Folha de S. Paulo
Políticas de proteção social precisam
considerar o espectro da crise ambiental
A tragédia
de Petrópolis veio repetir uma verdade para além de sabida: os mais
pobres serão sempre as primeiras e principais vítimas da natureza em transe,
com o notório dar de ombros das grandes empresas, como sucedeu em Mariana e
Brumadinho; a negligência dos governantes; ou o seu misto de desinteresse e
incapacidade de disciplinar a ocupação urbana.
Como secas calcinantes ou dilúvios bíblicos, incêndios ou inundações, desmoronamentos ruinosos ou marés gigantescas, pandemias, rompimentos de barragens ou vazamentos de petróleo, catástrofes ambientais —a maioria decorrente do aquecimento do planeta— passaram a fazer parte do novo normal.
Eis por que especialistas em mudanças climáticas chamam a atenção para duas estratégias igualmente cruciais: mitigação e adaptação. No primeiro caso, trata-se de estabelecer e cumprir compromissos com iniciativas para reduzir as emissões de carbono a fim de impedir o crescimento descontrolado da temperatura terrestre.
Na segunda frente, a meta é adaptar as
sociedades criando resiliência aos riscos que as mudanças já em curso tornaram
inevitáveis, mesmo que a mitigação tenha êxito e seja possível limitar o
aumento da temperatura a 1,5°C —definido no Acordo de Paris de 2013.
Graças à mobilização das forças organizadas
na sociedade brasileira e no sistema político e à vigorosa pressão
internacional, apesar da fronda da treva instalada no Planalto, o debate
público sobre a questão avançou. Salvo em face da adaptação aos riscos
climáticos, praticamente ausente do radar nacional.
Em países iníquos como este, iniciativas de
adaptação precisam andar de mãos dadas com políticas sociais para dar certo.
Tanto as destinadas a garantir rendimentos mínimos, prover seguro social ou
atendimento à saúde, quanto as relacionadas ao direito de moradia e acesso à
infraestrutura urbana.
Políticas de proteção social são formas de intervenção para reduzir os riscos
associados ao funcionamento falho dos mercados e às adversidades do ciclo da
vida.
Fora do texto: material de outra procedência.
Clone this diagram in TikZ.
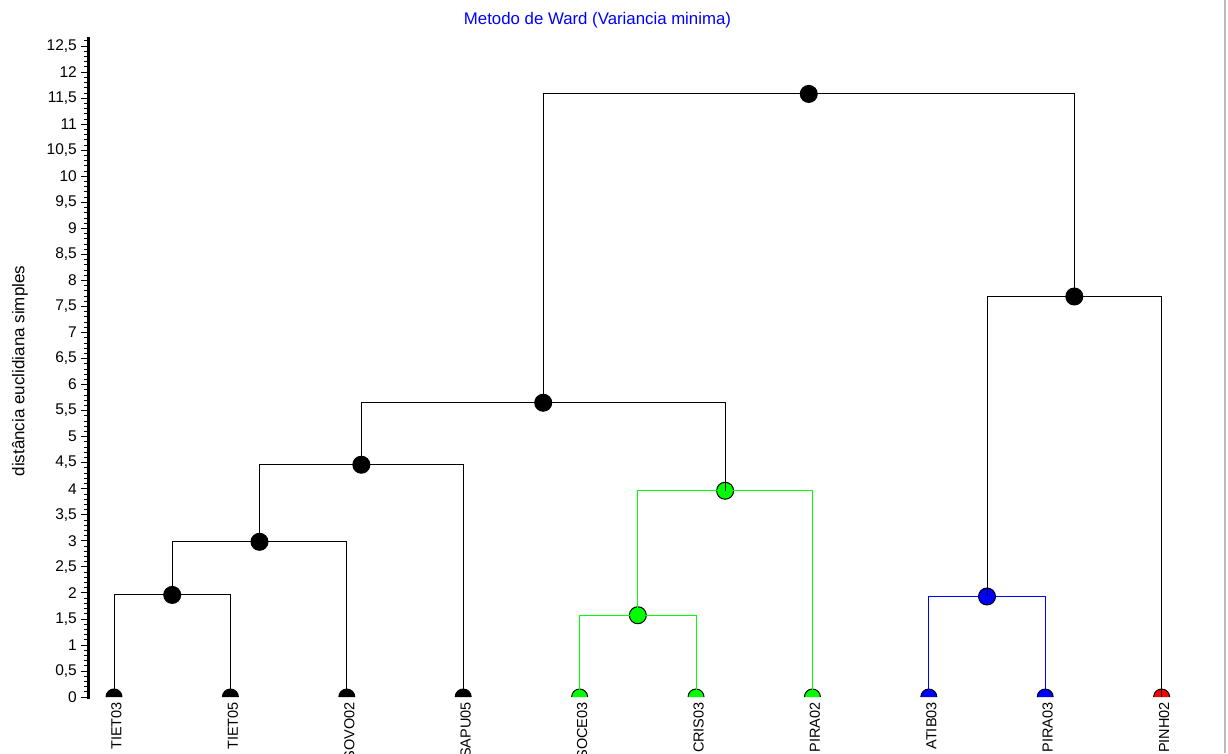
\documentclass[tikz,border=0pt]{standalone}
\usepackage{fontspec}
\setmainfont{Liberation Sans}
\usetikzlibrary{positioning}
\definecolor{wgreen}{RGB}{0,255,0}

\begin{document}
\begin{tikzpicture}[x=1pt, y=1pt,
    merge/.style={circle, draw=black, line width=1pt, minimum size=17pt, inner sep=0pt},
    leaflab/.style={rotate=90, anchor=east, inner sep=0pt, font=\fontsize{14.5}{16}\selectfont},
    ticklab/.style={anchor=east, inner sep=0pt, font=\fontsize{15.5}{18}\selectfont},
    link/.style={line width=1pt}]
  \useasboundingbox (0,0) rectangle (1228,753);
  \draw[gray!55, line width=2pt] (1225,0) -- (1225,753);
  \node (title) at (597.5,733) [text=blue, font=\fontsize{16.8}{19}\selectfont] {Metodo de Ward (Variancia minima)};
  \node (ylab) at (20,382) [rotate=90, font=\fontsize{17}{19}\selectfont] {distância euclidiana simples};

  \begin{scope}[yshift=56pt, y=52.08pt]
    % axis
    \draw[line width=3pt] (88,-0.03) -- (88,12.67);
    \foreach \i in {0,...,126}
      \draw[line width=0.7pt] (84,\i/10) -- (88,\i/10);
    \foreach \i in {0,...,25} {
      \ifodd\i \edef\t{\the\numexpr(\i-1)/2\relax,5}\else \edef\t{\the\numexpr\i/2\relax}\fi
      \draw[line width=0.7pt] (81,\i/2) -- (88,\i/2);
      \node[ticklab] (tk-\i) at (77,\i/2) {\t};
    }

    % leaves
    \foreach \t/\c [count=\k] in {TIET03/black, TIET05/black, SOVO02/black, SAPU05/black,
        SOCE03/wgreen, CRIS03/wgreen, PIRA02/wgreen, ATIB03/blue, PIRA03/blue, PINH02/red} {
      \coordinate (l\k) at ({114+116.4*(\k-1)},0);
      \path[fill=\c, draw=black, line width=1pt] (l\k) ++(-8pt,0) arc[start angle=180, end angle=0, radius=8pt];
      \node[leaflab] (t\k) at ([xshift=2.5pt, yshift=-5pt]l\k) {\t};
    }

    % merges
    \node[merge, fill=black]  (d1) at (172.2,1.96) {};
    \node[merge, fill=black]  (d2) at (259.5,2.98) {};
    \node[merge, fill=black]  (d3) at (361.35,4.46) {};
    \node[merge, fill=wgreen] (d4) at (637.8,1.57) {};
    \node[merge, fill=wgreen] (d5) at (725.1,3.96) {};
    \node[merge, fill=black]  (d6) at (543.2,5.65) {};
    \node[merge, fill=blue]   (d7) at (987,1.93) {};
    \node[merge, fill=black]  (d8) at (1074.3,7.69) {};
    \node[merge, fill=black]  (d9) at (808.75,11.58) {};

    \draw[link] (l1) |- (d1.center) -| (l2);
    \draw[link] (d1.center) |- (d2.center) -| (l3);
    \draw[link] (d2.center) |- (d3.center) -| (l4);
    \draw[link, wgreen] (l5) |- (d4.center) -| (l6);
    \draw[link, wgreen] (d4.center) |- (d5.center) -| (l7);
    \draw[link] (d3.center) |- (d6.center) -| (d5.center);
    \draw[link, blue] (l8) |- (d7.center) -| (l9);
    \draw[link] (d7.center) |- (d8.center) -| (l10);
    \draw[link] (d6.center) |- (d9.center) -| (d8.center);
  \end{scope}
\end{tikzpicture}
\end{document}
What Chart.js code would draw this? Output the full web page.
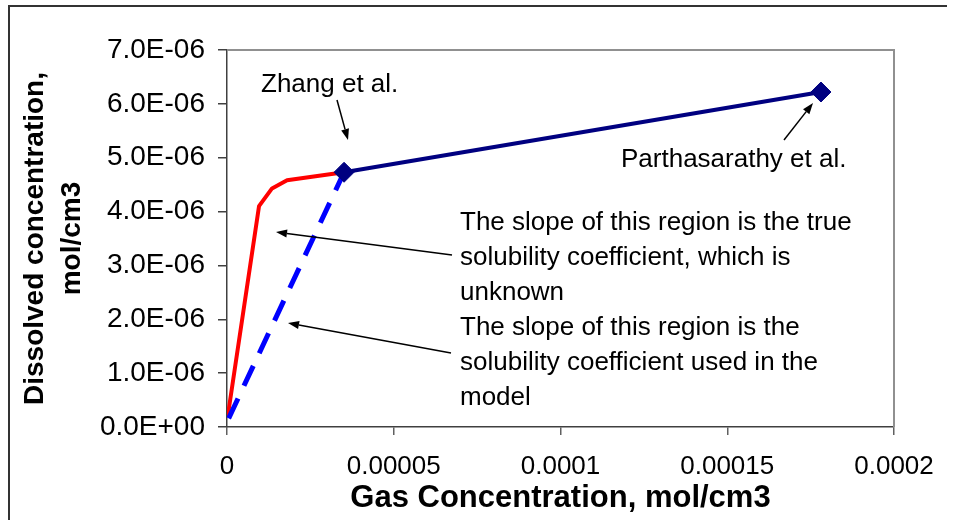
<!DOCTYPE html>
<html><head><meta charset="utf-8">
<script src="https://cdn.jsdelivr.net/npm/chart.js@4/dist/chart.umd.min.js"></script>
<style>html,body{margin:0;padding:0;background:#fff;}#wrap{width:956px;height:520px;position:relative;}</style>
</head><body><div id="wrap"><canvas id="c" width="956" height="520"></canvas></div>
<script>
// ---- data ----
const xTickValues = [0, 0.00005, 0.0001, 0.00015, 0.0002];
const xTickLabels = ['0', '0.00005', '0.0001', '0.00015', '0.0002'];
const yTickValues = [0, 1e-6, 2e-6, 3e-6, 4e-6, 5e-6, 6e-6, 7e-6];
const yTickLabels = ['0.0E+00', '1.0E-06', '2.0E-06', '3.0E-06', '4.0E-06', '5.0E-06', '6.0E-06', '7.0E-06'];

const trueX = [0.0000002, 0.0000096, 0.0000135, 0.000018, 0.0000351];
const trueY = [1.9e-7, 4.10e-6, 4.43e-6, 4.58e-6, 4.73e-6];
const modelX = [0.0000005, 0.0000351];
const modelY = [1.6e-7, 4.73e-6];
const measX = [0.0000351, 0.0001781];
const measY = [4.73e-6, 6.22e-6];
const measNames = ['Zhang et al.', 'Parthasarathy et al.'];

const noteTrue = ['The slope of this region is the true', 'solubility coefficient, which is', 'unknown'];
const noteModel = ['The slope of this region is the', 'solubility coefficient used in the', 'model'];

const xTitle = 'Gas Concentration, mol/cm3';
const yTitle = ['Dissolved concentration,', 'mol/cm3'];

const pts = (xs, ys) => xs.map((x, i) => ({x: x, y: ys[i]}));

const FONT = "'Liberation Sans', Arial, sans-serif";

function arrow(ctx, x1, y1, x2, y2) {
  ctx.save();
  ctx.strokeStyle = '#000'; ctx.fillStyle = '#000'; ctx.lineWidth = 1.5;
  const a = Math.atan2(y2 - y1, x2 - x1);
  const L = 11, W = 4;
  const bx = x2 - L * Math.cos(a), by = y2 - L * Math.sin(a);
  ctx.beginPath(); ctx.moveTo(x1, y1); ctx.lineTo(bx, by); ctx.stroke();
  ctx.beginPath();
  ctx.moveTo(x2, y2);
  ctx.lineTo(bx + W * Math.sin(a), by - W * Math.cos(a));
  ctx.lineTo(bx - W * Math.sin(a), by + W * Math.cos(a));
  ctx.closePath(); ctx.fill();
  ctx.restore();
}

const decor = {
  id: 'decor',
  beforeDatasetsDraw(chart) {
    const {ctx, chartArea: ca} = chart;
    ctx.save();
    ctx.strokeStyle = '#909090'; ctx.lineWidth = 2;
    ctx.beginPath();
    ctx.moveTo(ca.left, ca.top); ctx.lineTo(ca.right, ca.top); ctx.lineTo(ca.right, ca.bottom);
    ctx.stroke();
    ctx.restore();
  },
  afterDraw(chart) {
    const {ctx} = chart;
    ctx.save();
    ctx.strokeStyle = '#333'; ctx.lineWidth = 2;
    ctx.beginPath(); ctx.moveTo(9, 520); ctx.lineTo(9, 6); ctx.lineTo(947, 6); ctx.stroke();

    ctx.fillStyle = '#000';
    ctx.font = '26px ' + FONT;
    ctx.textAlign = 'left'; ctx.textBaseline = 'alphabetic';
    ctx.fillText(measNames[0], 261, 92);
    ctx.fillText(measNames[1], 621, 167);
    noteTrue.forEach((t, i) => ctx.fillText(t, 460, 230 + i * 35));
    noteModel.forEach((t, i) => ctx.fillText(t, 460, 335 + i * 35));
    ctx.restore();

    arrow(ctx, 337, 100, 348, 140);
    arrow(ctx, 784, 140, 813, 103);
    arrow(ctx, 452, 255, 276, 232);
    arrow(ctx, 451, 353, 288, 323);
  }
};

new Chart(document.getElementById('c'), {
  type: 'scatter',
  data: {
    datasets: [
      {
        label: 'Measured', data: pts(measX, measY), showLine: true,
        borderColor: '#000080', backgroundColor: '#000080', borderWidth: 4,
        pointStyle: 'rectRot', pointRadius: 10, pointHoverRadius: 10, pointBorderWidth: 1
      },
      {
        label: 'Model', data: pts(modelX, modelY), showLine: true,
        borderColor: '#0000FF', borderWidth: 5, borderDash: [22, 14], pointRadius: 0
      },
      {
        label: 'True', data: pts(trueX, trueY), showLine: true,
        borderColor: '#FF0000', borderWidth: 4, pointRadius: 0, borderJoinStyle: 'round'
      }
    ]
  },
  options: {
    responsive: false, animation: false, devicePixelRatio: 1,
    layout: {padding: {left: 0, top: 50, right: 62, bottom: 0}},
    plugins: {legend: {display: false}, tooltip: {enabled: false}},
    scales: {
      x: {
        type: 'linear', position: 'bottom', min: 0, max: 0.0002,
        afterBuildTicks: s => { s.ticks = xTickValues.map(v => ({value: v})); },
        afterFit: s => { s.height = 93; },
        ticks: {
          callback: (v, i) => xTickLabels[i], autoSkip: false, maxRotation: 0,
          font: {family: FONT, size: 26}, color: '#000', padding: 16
        },
        grid: {drawOnChartArea: false, drawTicks: true, tickLength: 8, color: '#606060', lineWidth: 1.5},
        border: {color: '#404040', width: 1.5},
        title: {display: true, text: xTitle, color: '#000',
          font: {family: FONT, size: 31, weight: 'bold'}, padding: {top: 0, bottom: 3}}
      },
      y: {
        type: 'linear', position: 'left', min: 0, max: 7e-6,
        afterBuildTicks: s => { s.ticks = yTickValues.map(v => ({value: v})); },
        afterFit: s => { s.width = 227; },
        ticks: {
          callback: (v, i) => yTickLabels[i], autoSkip: false,
          font: {family: FONT, size: 28}, color: '#000', padding: 13
        },
        grid: {drawOnChartArea: false, drawTicks: true, tickLength: 9, color: '#404040', lineWidth: 1.5},
        border: {color: '#404040', width: 1.5},
        title: {display: true, text: yTitle, color: '#000',
          font: {family: FONT, size: 28, weight: 'bold', lineHeight: 1.32}, padding: {top: 16.5, bottom: 0}}
      }
    }
  },
  plugins: [decor]
});
</script>
</body></html>
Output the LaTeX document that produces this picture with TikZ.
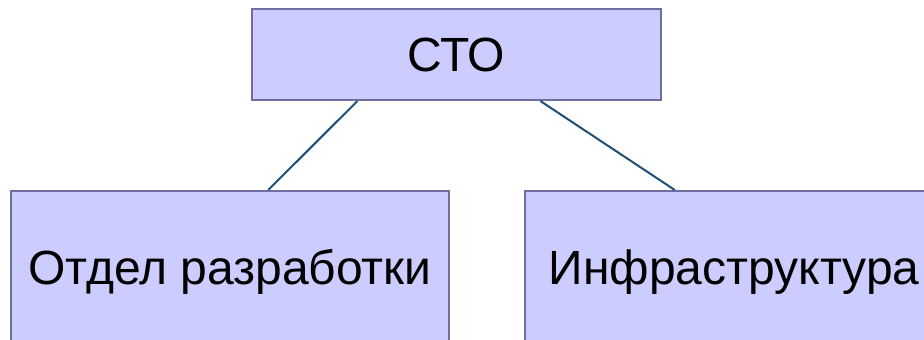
\documentclass[tikz,border=0pt]{standalone}
\usepackage{fontspec}
\setmainfont{Liberation Sans}
\usetikzlibrary{calc}
\definecolor{boxfill}{HTML}{CCCCFF}
\definecolor{boxline}{HTML}{6E6EA0}
\definecolor{linkline}{HTML}{1F4E79}
\tikzset{
  orgbox/.style={draw=boxline, fill=boxfill, line width=2pt, inner sep=0pt,
    font=\fontsize{48}{56}\selectfont},
  link/.style={draw=linkline, line width=2pt}
}
\begin{document}
\begin{tikzpicture}[x=1pt, y=1pt]
  \useasboundingbox (0,0) rectangle (924,340);
  \clip (0,0) rectangle (924,340);
  \node[orgbox, minimum width=409pt, minimum height=91pt] (cto) at (456.5,285.5) {СТО};
  \node[orgbox, minimum width=438pt, minimum height=162pt] (dev) at (230,68) {Отдел разработки};
  \node[orgbox, minimum width=418pt, minimum height=162pt] (infra) at (734,68) {Инфраструктура};
  \draw[link] ($(cto.south west)!0.259!(cto.south east)$) -- ($(dev.north west)!0.587!(dev.north east)$);
  \draw[link] ($(cto.south west)!0.704!(cto.south east)$) -- ($(infra.north west)!0.359!(infra.north east)$);
\end{tikzpicture}
\end{document}
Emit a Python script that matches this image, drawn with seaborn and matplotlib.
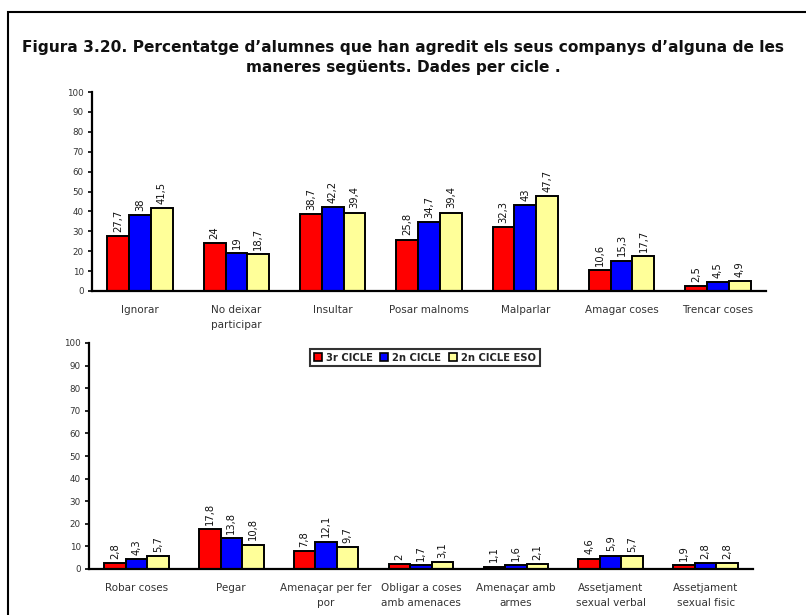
import matplotlib
matplotlib.use("Agg")
import matplotlib.pyplot as plt
import matplotlib.patches as mpatches
import numpy as np
import pandas as pd
import seaborn as sns

sns.set_theme(style="white")
plt.rcParams["font.family"] = ["DejaVu Sans"]

series = ["3r CICLE", "2n CICLE", "2n CICLE ESO"]
colors = ["#FF0000", "#0000FF", "#FFFF99"]

cats_top = ["Ignorar", "No deixar\nparticipar", "Insultar", "Posar malnoms",
            "Malparlar", "Amagar coses", "Trencar coses"]
top_3r = [27.7, 24, 38.7, 25.8, 32.3, 10.6, 2.5]
top_2n = [38, 19, 42.2, 34.7, 43, 15.3, 4.5]
top_eso = [41.5, 18.7, 39.4, 39.4, 47.7, 17.7, 4.9]

cats_bot = ["Robar coses", "Pegar", "Amenaçar per fer\npor",
            "Obligar a coses\namb amenaces", "Amenaçar amb\narmes",
            "Assetjament\nsexual verbal", "Assetjament\nsexual fisic"]
bot_3r = [2.8, 17.8, 7.8, 2, 1.1, 4.6, 1.9]
bot_2n = [4.3, 13.8, 12.1, 1.7, 1.6, 5.9, 2.8]
bot_eso = [5.7, 10.8, 9.7, 3.1, 2.1, 5.7, 2.8]

yticks = list(range(0, 101, 10))


def to_long(cats, *vals):
    rows = []
    for s, v in zip(series, vals):
        for c, x in zip(cats, v):
            rows.append({"cat": c, "serie": s, "val": x})
    return pd.DataFrame(rows)


def fmt(v):
    return (f"{v:g}").replace(".", ",")


def draw(ax, cats, vals):
    df = to_long(cats, *vals)
    sns.barplot(data=df, x="cat", y="val", hue="serie", order=cats,
                hue_order=series, palette=colors, saturation=1, width=0.68,
                edgecolor="black", linewidth=1.4, ax=ax, legend=False)
    for cont, v in zip(ax.containers, vals):
        ax.bar_label(cont, labels=[fmt(x) for x in v], rotation=90,
                     padding=3, fontsize=7.2, color="#111111")
    ax.set_xlim(-0.5, len(cats) - 0.5)
    ax.set_ylim(0, 100)
    ax.set_yticks(yticks)
    ax.set_yticklabels([str(t) for t in yticks], fontsize=6.3, color="#333333")
    ax.set_xticks(range(len(cats)))
    ax.set_xticklabels(cats, fontsize=7.5, color="#333333", linespacing=1.7)
    ax.set_xticks(np.arange(-0.5, len(cats), 1.0), minor=True)
    ax.tick_params(axis="x", which="major", length=0, pad=10)
    ax.tick_params(axis="x", which="minor", length=4, width=1.3,
                   direction="in", color="black")
    ax.tick_params(axis="y", length=3, width=1.2, direction="out",
                   left=True, color="black", pad=3)
    ax.set_xlabel("")
    ax.set_ylabel("")
    for side in ("top", "right"):
        ax.spines[side].set_visible(False)
    for side in ("left", "bottom"):
        ax.spines[side].set_color("black")
        ax.spines[side].set_linewidth(1.6)
    ax.set_facecolor("white")


fig = plt.figure(figsize=(8.06, 6.15), dpi=100)
fig.patch.set_facecolor("white")

ax1 = fig.add_axes([92 / 806, 1 - 291 / 615, (766 - 92) / 806, (291 - 92) / 615])
ax2 = fig.add_axes([89 / 806, 1 - 569 / 615, (753 - 89) / 806, (569 - 343) / 615])

draw(ax1, cats_top, [top_3r, top_2n, top_eso])
draw(ax2, cats_bot, [bot_3r, bot_2n, bot_eso])

handles = [mpatches.Patch(facecolor=c, edgecolor="black", linewidth=1.2, label=s)
           for s, c in zip(series, colors)]
leg = ax2.legend(handles=handles, ncol=3, loc="upper center",
                 bbox_to_anchor=(0.506, 0.995), frameon=True, fancybox=False,
                 handlelength=0.8, handleheight=0.8, handletextpad=0.4,
                 columnspacing=0.8, borderpad=0.35,
                 prop={"weight": "bold", "size": 7.2})
leg.get_frame().set_edgecolor("black")
leg.get_frame().set_linewidth(1.5)

fig.text(0.5, 1 - 57.5 / 615,
         "Figura 3.20. Percentatge d\u2019alumnes que han agredit els seus companys d\u2019alguna de les\n"
         "maneres següents. Dades per cicle .",
         ha="center", va="center", fontsize=11.1, fontweight="bold",
         family=["DejaVu Sans"], linespacing=1.45, color="#111111")

fig.patches.append(mpatches.Rectangle((8 / 806, -0.1), 1.0, 1 - 12 / 615 + 0.1,
                                      transform=fig.transFigure, fill=False,
                                      edgecolor="black", linewidth=1.5))

fig.savefig("out.png", dpi=100, facecolor="white")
Nas condições atuais, precisam tomar em consideração o espectro da crise
ambiental.
Para fins eleitorais, é legítimo invocar um
passado recente em que os pobres se beneficiaram de políticas de forte
compromisso social. Sobretudo agora, quando o adversário é de uma indiferença
atroz às necessidades e aspirações dos mais frágeis. Mas a reconstrução
progressista do país devastado pelo atual desgoverno demandará políticas
sociais inovadoras —vertebradas pela ideia de justiça ambiental e atentas aos
desafios de uma adaptação equitativa às ameaças climáticas.